El tercer punto son las
señales del sistema institucional. El cambio vino con la modificación de la
obligatoriedad del voto. En la década del ’90 y principios del 2000 rondaba el
90% del electorado. Pero en las últimas elecciones del 2017 participó el 46,7%
del electorado en la primera vuelta, y el 49% en la segunda. Las elecciones del
2013, debut del voto voluntario, mostraron niveles similares. La apatía
ciudadana fue una señal no detectada por la elite política.

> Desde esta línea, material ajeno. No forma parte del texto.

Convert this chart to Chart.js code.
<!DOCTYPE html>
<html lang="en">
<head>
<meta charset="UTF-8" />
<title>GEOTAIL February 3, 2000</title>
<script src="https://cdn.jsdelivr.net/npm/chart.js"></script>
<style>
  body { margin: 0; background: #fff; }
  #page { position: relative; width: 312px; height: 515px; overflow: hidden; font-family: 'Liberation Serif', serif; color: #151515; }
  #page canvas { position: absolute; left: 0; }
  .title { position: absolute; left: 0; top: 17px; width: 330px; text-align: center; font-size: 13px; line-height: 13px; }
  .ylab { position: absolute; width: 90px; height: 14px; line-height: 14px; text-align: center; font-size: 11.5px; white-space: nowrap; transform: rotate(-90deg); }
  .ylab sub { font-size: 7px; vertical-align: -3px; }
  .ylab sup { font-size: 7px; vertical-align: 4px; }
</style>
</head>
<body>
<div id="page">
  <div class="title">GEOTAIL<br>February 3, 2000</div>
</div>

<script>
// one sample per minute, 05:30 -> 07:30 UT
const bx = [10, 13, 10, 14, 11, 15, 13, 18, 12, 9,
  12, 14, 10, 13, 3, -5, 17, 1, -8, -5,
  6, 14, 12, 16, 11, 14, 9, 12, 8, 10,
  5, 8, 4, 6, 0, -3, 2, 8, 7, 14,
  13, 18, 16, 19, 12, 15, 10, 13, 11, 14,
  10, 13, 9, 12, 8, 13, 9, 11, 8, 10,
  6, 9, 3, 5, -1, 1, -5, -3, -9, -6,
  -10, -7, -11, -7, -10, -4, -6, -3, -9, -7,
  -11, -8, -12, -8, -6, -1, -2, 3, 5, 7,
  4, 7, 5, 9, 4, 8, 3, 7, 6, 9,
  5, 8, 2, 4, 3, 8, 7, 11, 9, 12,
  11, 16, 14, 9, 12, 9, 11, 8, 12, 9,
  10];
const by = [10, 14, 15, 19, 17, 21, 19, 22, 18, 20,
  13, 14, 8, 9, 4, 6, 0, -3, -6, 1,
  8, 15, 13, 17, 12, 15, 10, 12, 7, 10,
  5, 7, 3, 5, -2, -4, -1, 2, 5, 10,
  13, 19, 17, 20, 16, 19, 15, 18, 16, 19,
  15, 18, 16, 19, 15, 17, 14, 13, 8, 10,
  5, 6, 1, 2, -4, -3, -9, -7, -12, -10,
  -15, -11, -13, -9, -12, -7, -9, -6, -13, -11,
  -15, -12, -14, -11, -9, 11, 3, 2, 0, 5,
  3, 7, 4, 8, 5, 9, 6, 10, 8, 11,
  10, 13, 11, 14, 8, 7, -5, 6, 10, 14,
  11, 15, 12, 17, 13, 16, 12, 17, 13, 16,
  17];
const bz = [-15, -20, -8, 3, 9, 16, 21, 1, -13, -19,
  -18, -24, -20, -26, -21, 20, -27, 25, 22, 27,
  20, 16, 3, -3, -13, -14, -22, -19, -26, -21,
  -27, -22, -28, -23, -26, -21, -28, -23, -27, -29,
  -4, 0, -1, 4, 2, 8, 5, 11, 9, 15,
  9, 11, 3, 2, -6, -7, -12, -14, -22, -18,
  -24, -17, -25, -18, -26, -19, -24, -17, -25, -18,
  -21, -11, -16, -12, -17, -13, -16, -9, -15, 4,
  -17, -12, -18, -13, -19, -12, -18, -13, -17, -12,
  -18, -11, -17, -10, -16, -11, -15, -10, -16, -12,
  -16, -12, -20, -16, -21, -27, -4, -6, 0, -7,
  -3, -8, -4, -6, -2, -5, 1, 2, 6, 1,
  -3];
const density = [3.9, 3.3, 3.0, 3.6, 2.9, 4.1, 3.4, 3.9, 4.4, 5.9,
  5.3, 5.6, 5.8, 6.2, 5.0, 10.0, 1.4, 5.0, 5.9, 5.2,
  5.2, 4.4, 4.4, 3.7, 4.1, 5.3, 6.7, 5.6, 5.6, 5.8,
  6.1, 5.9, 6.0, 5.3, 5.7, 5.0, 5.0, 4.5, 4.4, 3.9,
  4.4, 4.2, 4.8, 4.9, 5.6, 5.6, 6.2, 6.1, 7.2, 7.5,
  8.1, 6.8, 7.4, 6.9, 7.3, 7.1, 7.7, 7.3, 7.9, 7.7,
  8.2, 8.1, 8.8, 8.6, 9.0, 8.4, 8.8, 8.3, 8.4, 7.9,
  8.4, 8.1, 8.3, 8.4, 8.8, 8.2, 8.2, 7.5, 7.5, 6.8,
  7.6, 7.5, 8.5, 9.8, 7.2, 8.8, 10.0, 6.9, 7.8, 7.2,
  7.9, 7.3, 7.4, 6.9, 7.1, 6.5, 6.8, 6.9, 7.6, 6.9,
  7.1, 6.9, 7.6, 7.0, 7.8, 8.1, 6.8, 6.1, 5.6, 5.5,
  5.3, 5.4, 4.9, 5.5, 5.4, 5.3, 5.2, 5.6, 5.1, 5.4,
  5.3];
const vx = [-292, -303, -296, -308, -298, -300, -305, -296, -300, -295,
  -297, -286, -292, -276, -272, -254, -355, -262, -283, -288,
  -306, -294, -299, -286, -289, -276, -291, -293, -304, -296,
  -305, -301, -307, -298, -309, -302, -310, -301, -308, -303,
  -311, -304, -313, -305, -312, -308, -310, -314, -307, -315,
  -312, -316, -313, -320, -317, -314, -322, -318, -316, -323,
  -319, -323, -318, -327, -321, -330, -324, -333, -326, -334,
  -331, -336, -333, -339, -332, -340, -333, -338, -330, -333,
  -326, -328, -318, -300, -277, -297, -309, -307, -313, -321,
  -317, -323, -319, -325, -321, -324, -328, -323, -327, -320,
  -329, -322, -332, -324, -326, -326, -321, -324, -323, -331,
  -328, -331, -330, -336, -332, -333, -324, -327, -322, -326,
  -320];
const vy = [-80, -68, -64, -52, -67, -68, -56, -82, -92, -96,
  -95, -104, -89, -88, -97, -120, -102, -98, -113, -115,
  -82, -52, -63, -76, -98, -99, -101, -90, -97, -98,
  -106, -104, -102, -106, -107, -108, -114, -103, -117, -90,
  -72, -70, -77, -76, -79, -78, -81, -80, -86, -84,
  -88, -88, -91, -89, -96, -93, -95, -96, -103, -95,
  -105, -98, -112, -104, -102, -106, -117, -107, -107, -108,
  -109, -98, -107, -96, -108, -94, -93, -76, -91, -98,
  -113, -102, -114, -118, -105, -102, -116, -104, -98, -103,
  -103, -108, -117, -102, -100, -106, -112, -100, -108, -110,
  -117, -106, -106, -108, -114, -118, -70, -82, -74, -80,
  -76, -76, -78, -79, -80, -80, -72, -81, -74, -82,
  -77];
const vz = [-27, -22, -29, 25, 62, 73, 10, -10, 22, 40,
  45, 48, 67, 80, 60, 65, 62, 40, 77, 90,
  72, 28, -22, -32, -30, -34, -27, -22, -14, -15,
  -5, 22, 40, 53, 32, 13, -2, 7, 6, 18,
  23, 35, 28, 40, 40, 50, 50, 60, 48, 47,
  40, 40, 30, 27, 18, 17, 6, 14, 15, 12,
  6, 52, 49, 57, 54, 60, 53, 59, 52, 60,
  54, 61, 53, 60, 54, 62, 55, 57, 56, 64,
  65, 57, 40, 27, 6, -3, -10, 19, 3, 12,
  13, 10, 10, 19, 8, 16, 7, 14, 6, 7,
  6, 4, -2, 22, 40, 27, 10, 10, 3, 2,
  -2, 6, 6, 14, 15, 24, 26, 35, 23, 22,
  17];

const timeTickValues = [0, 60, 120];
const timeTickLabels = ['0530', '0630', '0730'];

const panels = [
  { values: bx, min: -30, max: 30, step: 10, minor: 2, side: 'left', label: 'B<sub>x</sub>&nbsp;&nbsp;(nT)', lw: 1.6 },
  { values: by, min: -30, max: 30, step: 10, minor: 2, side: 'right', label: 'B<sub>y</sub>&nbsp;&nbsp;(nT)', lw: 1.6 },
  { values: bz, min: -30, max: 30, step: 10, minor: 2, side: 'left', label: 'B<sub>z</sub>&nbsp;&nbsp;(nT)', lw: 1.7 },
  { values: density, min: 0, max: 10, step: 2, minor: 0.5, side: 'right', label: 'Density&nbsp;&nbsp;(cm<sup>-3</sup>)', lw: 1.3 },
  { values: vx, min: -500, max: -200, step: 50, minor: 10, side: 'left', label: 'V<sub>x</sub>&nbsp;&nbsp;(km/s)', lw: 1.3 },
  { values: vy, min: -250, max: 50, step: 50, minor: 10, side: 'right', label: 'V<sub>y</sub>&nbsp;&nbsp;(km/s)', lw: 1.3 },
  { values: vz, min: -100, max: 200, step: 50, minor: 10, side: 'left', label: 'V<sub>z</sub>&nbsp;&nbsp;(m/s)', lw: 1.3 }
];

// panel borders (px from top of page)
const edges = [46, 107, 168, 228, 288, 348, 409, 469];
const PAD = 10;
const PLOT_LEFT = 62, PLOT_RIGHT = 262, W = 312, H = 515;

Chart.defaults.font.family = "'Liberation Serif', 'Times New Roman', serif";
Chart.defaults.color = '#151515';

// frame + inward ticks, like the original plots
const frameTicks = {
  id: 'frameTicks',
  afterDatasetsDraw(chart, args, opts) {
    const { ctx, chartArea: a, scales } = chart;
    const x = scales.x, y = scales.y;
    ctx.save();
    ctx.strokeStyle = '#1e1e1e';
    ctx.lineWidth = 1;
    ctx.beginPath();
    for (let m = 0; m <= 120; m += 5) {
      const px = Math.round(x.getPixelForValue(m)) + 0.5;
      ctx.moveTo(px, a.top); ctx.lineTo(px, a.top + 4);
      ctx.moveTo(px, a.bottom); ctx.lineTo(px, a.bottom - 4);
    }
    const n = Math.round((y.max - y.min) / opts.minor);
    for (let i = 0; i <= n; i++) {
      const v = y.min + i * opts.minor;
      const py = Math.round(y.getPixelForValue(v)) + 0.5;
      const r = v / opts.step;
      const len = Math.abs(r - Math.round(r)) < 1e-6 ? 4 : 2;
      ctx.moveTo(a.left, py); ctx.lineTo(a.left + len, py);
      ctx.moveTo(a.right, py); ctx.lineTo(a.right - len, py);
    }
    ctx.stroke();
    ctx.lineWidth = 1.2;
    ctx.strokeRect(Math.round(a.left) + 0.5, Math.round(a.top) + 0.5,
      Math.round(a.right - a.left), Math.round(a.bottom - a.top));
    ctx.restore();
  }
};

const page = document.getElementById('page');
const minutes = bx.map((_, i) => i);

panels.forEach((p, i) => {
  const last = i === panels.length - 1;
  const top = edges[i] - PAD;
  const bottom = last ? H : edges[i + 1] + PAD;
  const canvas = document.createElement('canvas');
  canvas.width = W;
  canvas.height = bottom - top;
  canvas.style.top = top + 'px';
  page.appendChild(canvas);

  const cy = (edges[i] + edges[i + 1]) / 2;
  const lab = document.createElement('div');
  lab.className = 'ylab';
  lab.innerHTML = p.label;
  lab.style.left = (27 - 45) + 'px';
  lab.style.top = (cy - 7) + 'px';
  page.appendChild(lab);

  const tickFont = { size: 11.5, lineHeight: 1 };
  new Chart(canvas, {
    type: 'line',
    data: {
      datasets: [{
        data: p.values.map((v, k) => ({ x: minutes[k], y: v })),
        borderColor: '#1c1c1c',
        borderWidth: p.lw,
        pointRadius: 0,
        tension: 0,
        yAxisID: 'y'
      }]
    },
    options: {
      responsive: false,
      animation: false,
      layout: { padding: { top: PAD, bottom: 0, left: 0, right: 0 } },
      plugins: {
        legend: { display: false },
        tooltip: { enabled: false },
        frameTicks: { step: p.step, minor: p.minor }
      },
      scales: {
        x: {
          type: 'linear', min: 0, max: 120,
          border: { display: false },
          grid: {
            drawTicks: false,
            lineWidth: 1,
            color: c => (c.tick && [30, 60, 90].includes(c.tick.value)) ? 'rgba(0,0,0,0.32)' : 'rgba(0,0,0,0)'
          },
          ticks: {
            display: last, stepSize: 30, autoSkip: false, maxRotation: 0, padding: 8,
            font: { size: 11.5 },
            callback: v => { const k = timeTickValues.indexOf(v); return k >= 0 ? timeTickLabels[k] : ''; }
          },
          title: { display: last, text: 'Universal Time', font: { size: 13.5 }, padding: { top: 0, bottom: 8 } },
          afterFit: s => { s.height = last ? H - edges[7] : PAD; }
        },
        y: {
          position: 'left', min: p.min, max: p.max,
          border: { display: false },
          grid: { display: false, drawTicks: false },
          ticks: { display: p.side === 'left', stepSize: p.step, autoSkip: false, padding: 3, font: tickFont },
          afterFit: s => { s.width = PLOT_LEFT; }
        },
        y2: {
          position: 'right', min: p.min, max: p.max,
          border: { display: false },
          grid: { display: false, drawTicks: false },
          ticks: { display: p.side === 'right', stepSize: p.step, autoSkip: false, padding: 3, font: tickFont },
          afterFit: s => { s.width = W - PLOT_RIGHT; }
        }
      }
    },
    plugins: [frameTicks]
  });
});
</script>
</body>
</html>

A esto se suma que hace pocos
años, en el 2015, Chile, reformó su régimen electoral, dejando atrás un sistema
binominal que durante muchos años había sido denunciado como una barrera
antidemocrática ya que impedía el surgimiento de fuerzas políticas alternativas.
El sistema binominal implantado por Pinochet aseguró la transición y la
gobernabilidad durante 25 años, pero no favoreció el recambio dirigencial.
Así, la implementación del nuevo sistema electoral que debutó hace 2 años sumó renovadores
y distintos a los mismos de siempre. La aplicación de un mecanismo de conversión
de votos en bancas basado en el método D'Hondt de representación proporcional
con magnitudes medianas favoreció el ingreso de nuevos partidos políticos, con
dirigentes jóvenes y con proyección política futura. Muchos de ellos
provenientes del mismo movimiento estudiantil que reclamó por mejores
condiciones educativas en 2006 y 2011, como es el caso del Frente Amplio. Esta
reforma, si bien descomprimió la oferta política, no vino asociada de una mayor
participación, sino todo lo contrario. Esta contradicción fue la alerta final.
El escenario futuro es algo incierto. La clave para destrabar el conflicto radica en la capacidad de una dirigencia política que no supo leer la legitimidad del reclamo a tiempo ni pudo interpretar las demandas con racionalidad de estadista. Pero que ahora los tiempos urgen velocidad y reacción empática. Los tres factores fueron señales no escuchadas. Ahora el desafío es que oficialismo y oposición recuperen el vínculo social que hicieron de Chile el mejor alumno, pero que todavía tiene para aprender.